Understand the difference
Structured data is the easiest to explain but the most challenging to search for governed data fields. A structured data type is data that would be inside a database or some sort of data management application. These applications can track the usage and activity and provide versioning back to the beginning of the file’s existence if managed from the beginning. Database type applications such as SQL, Mongo, and Caché, to name a few of the popular ones, use an application to collect the data through various data entry points like a GUI or web‐based portal. Data is added to the fields on the UI and then inserted into the database into various columns and rows. Most websites or data entry applications will collect data into these various database formats.
Now let’s look at unstructured data. Unstructured data makes up a much larger percentage of the organizational data.This data is not usable to a traditional database type application since single field entry is normally the mechanism to add data to the rows and columns. Unstructured data types are vast; there are applications that can process over 1000 types of unstructured data formats. Examples of unstructured data types include office documents, text files, image files, PDFs, log files, and application data files like .ini or .dll. A typical user will create and process primarily unstructured data. This is the data that Aparavi is going after. Unstructured data represents well over 80% of an enterprise’s total data footprint. Read our post on fascinating data growth statistics.
There is an element of both called semi‐structured data. Semi‐structured data is sort of a mix of both. An example might be an on‐prem Exchange Server. Exchange stores all the email and attachments data within the Exchange database. However, an email can be easily copied out of your email client to your desktop by simply dragging the email to the desktop from the client. This creates an .msg file and includes all attachment data. Attachments can be opened within this client and saved to your local file share or desktop. Aparavi can process this type of data provided the data has been exported from the structured environment.
How will Aparavi applications impact these data types?
The Aparavi Platform processes unstructured data types like office files, text files, PDFs, etc. We can index any type of file that has selectable text. Selectable text that for which you can open a file and drag your mouse cursor over the text to highlight or select. These data types can be indexed and maintained on the Aparavi Platform. Files that do not have selectable text, however, have images of text that can also be processed but would require an OCR (Optical Character Recognition) application to process the image text data. This is something we will be looking into in upcoming versions of our applications. Managing the massive amount of unstructured data is where Aparavi applications will help an organization manage their data more effectively.

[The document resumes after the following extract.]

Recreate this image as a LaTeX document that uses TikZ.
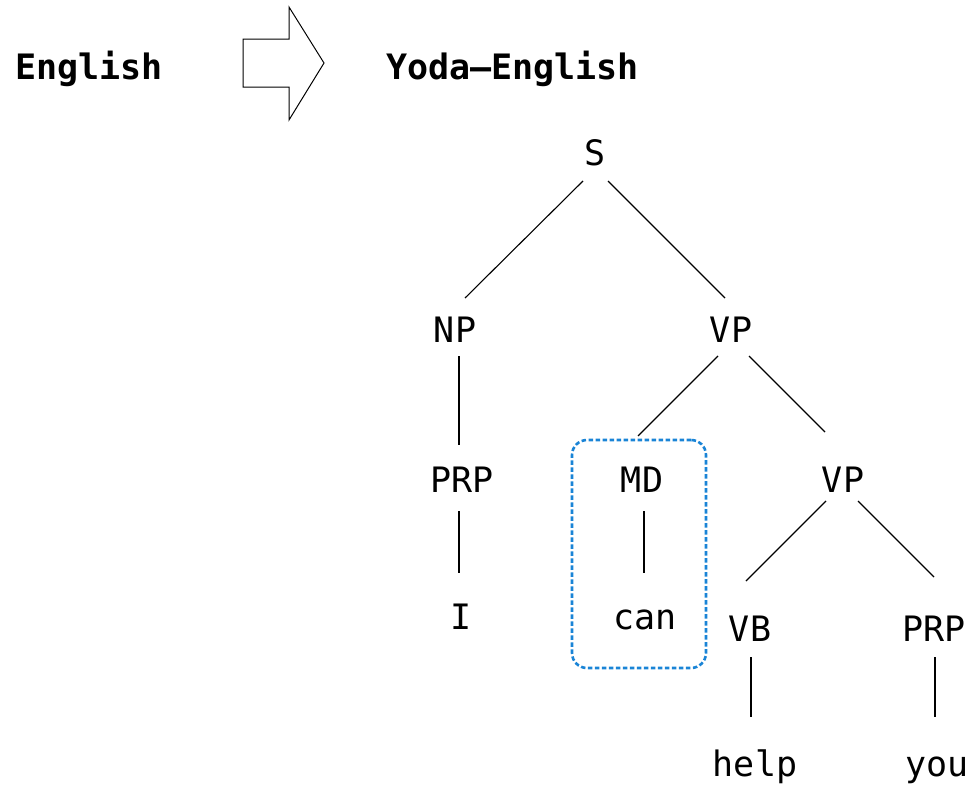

The future of Aparavi will be the direction of data intelligence. Data intelligence will take data and provide the needed information for potential customers to leverage the power of Aparavi and make intelligent decisions on their unstructured data sets. Understanding what you have is the key. The content index, classification, and actionable data have been the major issues that impacts customers today. Our mission is to provide customers with the tools needed to protect, analyze, and process data effectively to adhere to compliance and governance rules and ultimately remove the data when it is time to remove it.